AbstractIn keeping with the University guidelines and current literature on the topic this portfolio is an intense and personal document that resembles an autobiography of my professional life. Reflection and analysis form key components of the portfolio development. The task of demonstrating coherence and continuity between publications and projects is an inherent challenge of the portfolio route. I developed this portfolio as a collection of evidence of both the products and processes of learning that attests to my personal and professional development and achievement. The products are demonstrated within my two main projects (Timmins 2002 page 131, Timmins 2005 page 298) and associated publications and international presentations. The process of my learning has been examined and professed through reflection upon these projects and subsequently analysed and presented in the overarching statement. The aim of my portfolio is to provide a reflective overview of these two projects to highlight coherence between projects and identify my unique contribution to knowledge. This thesis reports on the development and use of a framework for reflection that best suited this purpose. I also construct my professional working theory as a result of this critical reflection.
This framework proved invaluable to uncover the connections between my projects and the inherent meaning of my portfolio. What began as a series of disparate products (articles, conference presentations, books) the use of the framework for critical reflection enabled me not only to elicit inherent connections but to gain a new clarity about my own professional development
and motivation that was previously unknown. Using the framework for critical reflection enabled to me to identify themes from reflection upon my projects:
disempowerment, knowledge, emancipation and empowerment.

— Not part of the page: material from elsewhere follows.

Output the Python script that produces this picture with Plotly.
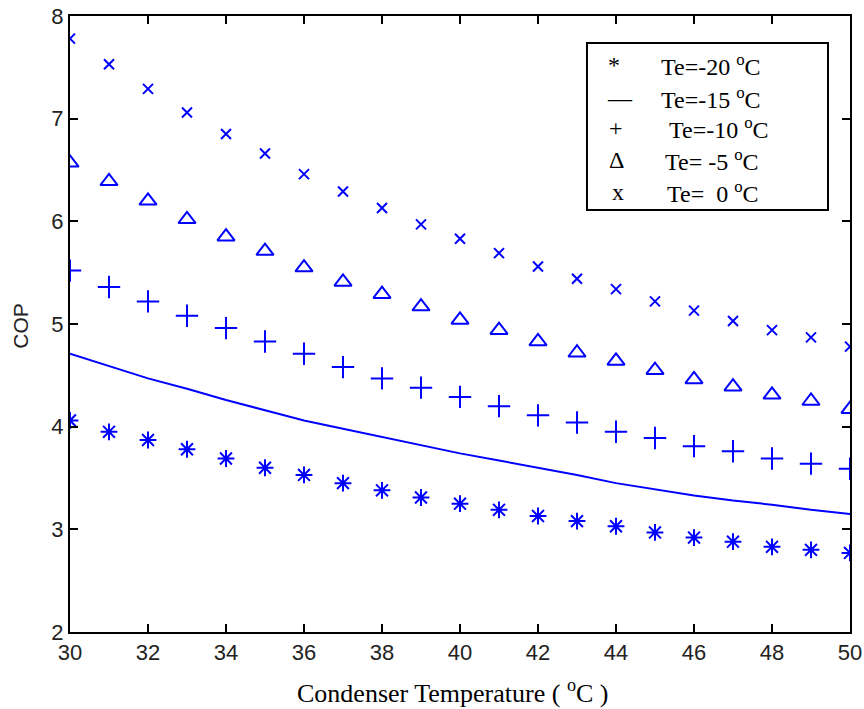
import plotly.graph_objects as go

# Condenser temperature (x)
tc = list(range(30, 51))

# COP per evaporator temperature
cop_m20 = [4.06, 3.95, 3.87, 3.78, 3.69, 3.60, 3.53, 3.45, 3.38, 3.31, 3.25,
           3.19, 3.13, 3.08, 3.03, 2.97, 2.92, 2.88, 2.83, 2.80, 2.77]
cop_m15 = [4.71, 4.59, 4.47, 4.37, 4.26, 4.16, 4.06, 3.98, 3.90, 3.82, 3.74,
           3.67, 3.60, 3.53, 3.45, 3.39, 3.33, 3.28, 3.24, 3.19, 3.15]
cop_m10 = [5.52, 5.36, 5.22, 5.08, 4.96, 4.83, 4.71, 4.58, 4.47, 4.38, 4.29,
           4.20, 4.11, 4.04, 3.95, 3.89, 3.81, 3.76, 3.69, 3.64, 3.59]
cop_m5 = [6.57, 6.39, 6.20, 6.02, 5.85, 5.71, 5.55, 5.41, 5.29, 5.17, 5.04,
          4.94, 4.83, 4.72, 4.64, 4.55, 4.46, 4.39, 4.31, 4.25, 4.17]
cop_0 = [7.78, 7.53, 7.29, 7.06, 6.85, 6.66, 6.46, 6.29, 6.13, 5.97, 5.83,
         5.69, 5.56, 5.44, 5.34, 5.22, 5.13, 5.03, 4.94, 4.87, 4.78]

legend_symbols = ["*", "\u2014", "+", "\u0394", "x"]
legend_labels = ["Te=-20 <sup>o</sup>C", "Te=-15 <sup>o</sup>C", "Te=-10 <sup>o</sup>C",
                 "Te= -5 <sup>o</sup>C", "Te=\u00a0 0 <sup>o</sup>C"]

x_ticks = list(range(30, 51, 2))
y_ticks = list(range(2, 9))

BLUE = "#0000FF"
fig = go.Figure()
fig.add_trace(go.Scatter(x=tc, y=cop_m20, mode="markers",
                         marker=dict(symbol="asterisk-open", size=14, color=BLUE,
                                     line=dict(color=BLUE, width=2))))
fig.add_trace(go.Scatter(x=tc, y=cop_m15, mode="lines", line=dict(color=BLUE, width=2)))
fig.add_trace(go.Scatter(x=tc, y=cop_m10, mode="markers",
                         marker=dict(symbol="cross-thin-open", size=16, color=BLUE,
                                     line=dict(color=BLUE, width=2))))
fig.add_trace(go.Scatter(x=tc, y=cop_m5, mode="markers",
                         marker=dict(symbol="triangle-up-open", size=15, color=BLUE,
                                     line=dict(color=BLUE, width=2))))
fig.add_trace(go.Scatter(x=tc, y=cop_0, mode="markers",
                         marker=dict(symbol="x-thin-open", size=10, color=BLUE,
                                     line=dict(color=BLUE, width=2))))

axis_common = dict(showline=True, linecolor="black", linewidth=2, mirror="ticks",
                   ticks="inside", ticklen=8, tickwidth=2, tickcolor="black",
                   showgrid=False, zeroline=False, automargin=False,
                   ticklabeloverflow="allow",
                   tickfont=dict(family="Liberation Sans, Arial", size=22, color="#222222"))

fig.update_layout(
    width=864, height=709,
    margin=dict(l=70, r=14, t=16, b=77),
    paper_bgcolor="white", plot_bgcolor="white",
    showlegend=False,
    xaxis=dict(range=[30, 50], tickvals=x_ticks, **axis_common),
    yaxis=dict(range=[2, 8], tickvals=y_ticks, **axis_common),
)

# Axis titles
fig.add_annotation(xref="paper", yref="paper", x=0.491, y=-0.096, yanchor="middle",
                   text="Condenser Temperature ( <sup>o</sup>C )", showarrow=False,
                   font=dict(family="Liberation Serif, Times New Roman", size=26, color="black"))
fig.add_annotation(xref="paper", yref="paper", x=-0.063, y=0.497, textangle=-90,
                   xanchor="center", yanchor="middle", text="COP", showarrow=False,
                   font=dict(family="Liberation Sans, Arial", size=21, color="#222222"))

# Text legend box
fig.add_shape(type="rect", xref="paper", yref="paper", x0=0.6628, x1=0.9718, y0=0.685, y1=0.956,
              line=dict(color="black", width=2), fillcolor="white", layer="above")
row_y = [0.920, 0.867, 0.818, 0.766, 0.714]
sym_x = [0.697, 0.705, 0.700, 0.700, 0.703]
lab_x = [0.755, 0.755, 0.765, 0.760, 0.763]
for i in range(5):
    fig.add_annotation(xref="paper", yref="paper", x=sym_x[i], y=row_y[i], xanchor="center",
                       yanchor="middle", text=legend_symbols[i], showarrow=False,
                       font=dict(family="Liberation Serif, Times New Roman", size=24, color="black"))
    fig.add_annotation(xref="paper", yref="paper", x=lab_x[i], y=row_y[i], xanchor="left",
                       yanchor="middle", text=legend_labels[i], showarrow=False,
                       font=dict(family="Liberation Serif, Times New Roman", size=24, color="black"))

# remove the default page margin so the 864x709 figure fills the window exactly
fig.write_html("out.html", config={"displayModeBar": False},
               post_script="document.body.style.margin='0';")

These themes appear implicitly in several recent studies in the Republic of Ireland. Ultimately the impetus for my projects was rooted in my own professional disempowerment. Obedience was a pattern intrinsic to the social fabric of nursing in Republic of Ireland. The identified themes resonate not only my professional growth within but also the current orientation of the nursing profession in the Republic of Ireland. Using the framework for critical reflection also permitted me to outline my original contribution to knowledge. This originality is reflected in the public provision of knowledge to nurses in the area of nursing clients with coronary heart disease. This includes a reorientation of informational support towards symptom management and encouraging a critical awareness of previously used research methods. There is also an original contribution to the ongoing development of nursing practice with the suggested critique; adaptation and use of conceptual models of nursing in coronary care units.